Job
Only the lines from the start of the data through the line with "plt.rcParams['font.family'] = ['Liberation" belong in the copy. Restate them word for word, minus the pictures.

Data section
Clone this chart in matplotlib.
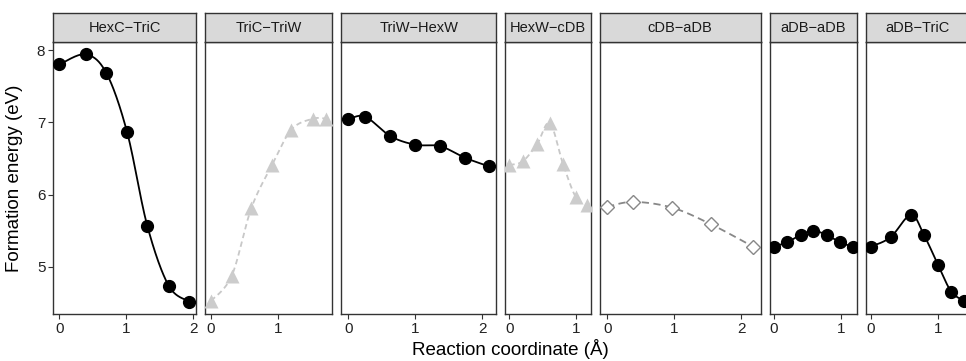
import numpy as np
import matplotlib
matplotlib.use('Agg')
import matplotlib.pyplot as plt

plt.rcParams['font.family'] = ['Liberation Sans', 'DejaVu Sans']

# Data (x in Angstrom, y in eV)
panels = ['HexC\u2212TriC', 'TriC\u2212TriW', 'TriW\u2212HexW', 'HexW\u2212cDB',
          'cDB\u2212aDB', 'aDB\u2212aDB', 'aDB\u2212TriC']

hexc_tric_x = [0.0, 0.39, 0.70, 1.01, 1.31, 1.63, 1.94]
hexc_tric_y = [7.80, 7.94, 7.68, 6.86, 5.57, 4.74, 4.52]

tric_triw_x = [0.0, 0.31, 0.60, 0.91, 1.20, 1.52, 1.72]
tric_triw_y = [4.53, 4.88, 5.81, 6.41, 6.90, 7.05, 7.05]

triw_hexw_x = [0.0, 0.25, 0.625, 1.00, 1.37, 1.74, 2.10]
triw_hexw_y = [7.04, 7.08, 6.81, 6.69, 6.67, 6.51, 6.39]

hexw_cdb_x = [0.0, 0.20, 0.415, 0.605, 0.80, 0.99, 1.155]
hexw_cdb_y = [6.41, 6.46, 6.70, 6.99, 6.43, 5.97, 5.85]

cdb_adb_x = [0.0, 0.39, 0.97, 1.55, 2.18]
cdb_adb_y = [5.83, 5.90, 5.82, 5.59, 5.28]

adb_adb_x = [0.0, 0.195, 0.40, 0.59, 0.795, 0.99, 1.18]
adb_adb_y = [5.28, 5.34, 5.44, 5.50, 5.44, 5.34, 5.28]

adb_tric_x = [0.0, 0.295, 0.60, 0.795, 1.01, 1.20, 1.395]
adb_tric_y = [5.28, 5.41, 5.72, 5.44, 5.02, 4.66, 4.53]

xs = [hexc_tric_x, tric_triw_x, triw_hexw_x, hexw_cdb_x, cdb_adb_x, adb_adb_x, adb_tric_x]
ys = [hexc_tric_y, tric_triw_y, triw_hexw_y, hexw_cdb_y, cdb_adb_y, adb_adb_y, adb_tric_y]
kinds = ['solid', 'tri', 'solid', 'tri', 'diamond', 'solid', 'solid']
xticks = [[0, 1, 2], [0, 1], [0, 1, 2], [0, 1], [0, 1, 2], [0, 1], [0, 1]]


def catmull_rom(x, y, n=30):
    p = np.column_stack([x, y]).astype(float)
    p = np.vstack([p[0], p, p[-1]])
    out = []
    t = np.linspace(0, 1, n)[:, None]
    for i in range(1, len(p) - 2):
        p0, p1, p2, p3 = p[i - 1], p[i], p[i + 1], p[i + 2]
        seg = 0.5 * ((2 * p1) + (-p0 + p2) * t + (2 * p0 - 5 * p1 + 4 * p2 - p3) * t ** 2
                     + (-p0 + 3 * p1 - 3 * p2 + p3) * t ** 3)
        out.append(seg)
    out = np.vstack(out)
    return out[:, 0], out[:, 1]


W, H = 966, 361
fig = plt.figure(figsize=(W / 100, H / 100), dpi=100)

all_y = np.concatenate([np.array(v) for v in ys])
ypad = 0.05 * (all_y.max() - all_y.min())
ylim = (all_y.min() - ypad, all_y.max() + ypad)

unit = 67.0   # pixels per Angstrom
gap = 9.3
left = 53.0
top, bottom, strip_top = 42.0, 314.0, 13.0

for i, name in enumerate(panels):
    x = np.array(xs[i])
    y = np.array(ys[i])
    xpad = 0.05 * (x.max() - x.min())
    xlim = (x.min() - xpad, x.max() + xpad)
    wpx = (xlim[1] - xlim[0]) * unit
    ax = fig.add_axes([left / W, 1 - bottom / H, wpx / W, (bottom - top) / H])
    sx = fig.add_axes([left / W, 1 - top / H, wpx / W, (top - strip_top) / H])
    left += wpx + gap

    cx, cy = catmull_rom(x, y)
    if kinds[i] == 'solid':
        ax.plot(cx, cy, color='black', lw=1.3, zorder=2)
        ax.plot(x, y, 'o', color='black', ms=8.5, zorder=3)
    elif kinds[i] == 'tri':
        ax.plot(cx, cy, color='#C8C8C8', lw=1.3, ls=(0, (3, 2)), zorder=2)
        ax.plot(x, y, '^', color='#CCCCCC', ms=9.5, mec='none', zorder=3)
    else:
        ax.plot(cx, cy, color='#888888', lw=1.3, ls=(0, (4, 2.5)), zorder=2)
        ax.plot(x, y, 'D', mfc='white', mec='#888888', mew=1.0, ms=7, zorder=3)

    ax.set_xlim(xlim)
    ax.set_ylim(ylim)
    ax.set_xticks(xticks[i])
    ax.tick_params(axis='x', length=3.5, width=0.8, color='#333333', labelsize=11,
                   labelcolor='#222222', pad=2)
    if i == 0:
        ax.set_yticks([5, 6, 7, 8])
        ax.tick_params(axis='y', length=3.5, width=0.8, color='#333333', labelsize=11,
                       labelcolor='#222222', pad=2)
    else:
        ax.set_yticks([])
    for s in ax.spines.values():
        s.set_color('#333333')
        s.set_linewidth(1.0)

    sx.set_xticks([])
    sx.set_yticks([])
    sx.set_facecolor('#D9D9D9')
    for s in sx.spines.values():
        s.set_color('#333333')
        s.set_linewidth(1.0)
    sx.text(0.5, 0.5, name, ha='center', va='center', fontsize=10.5,
            color='#1A1A1A', transform=sx.transAxes)

fig.text(15 / W, 1 - 178 / H, 'Formation energy (eV)', rotation=90,
         ha='center', va='center', fontsize=13.5)
fig.text(510 / W, 1 - 349 / H, 'Reaction coordinate (\u00c5)',
         ha='center', va='center', fontsize=13.5)

fig.savefig('out.png', dpi=100)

The answer
Clone this chart in matplotlib.
import numpy as np
import matplotlib
matplotlib.use('Agg')
import matplotlib.pyplot as plt

plt.rcParams['font.family'] = ['Liberation Sans', 'DejaVu Sans']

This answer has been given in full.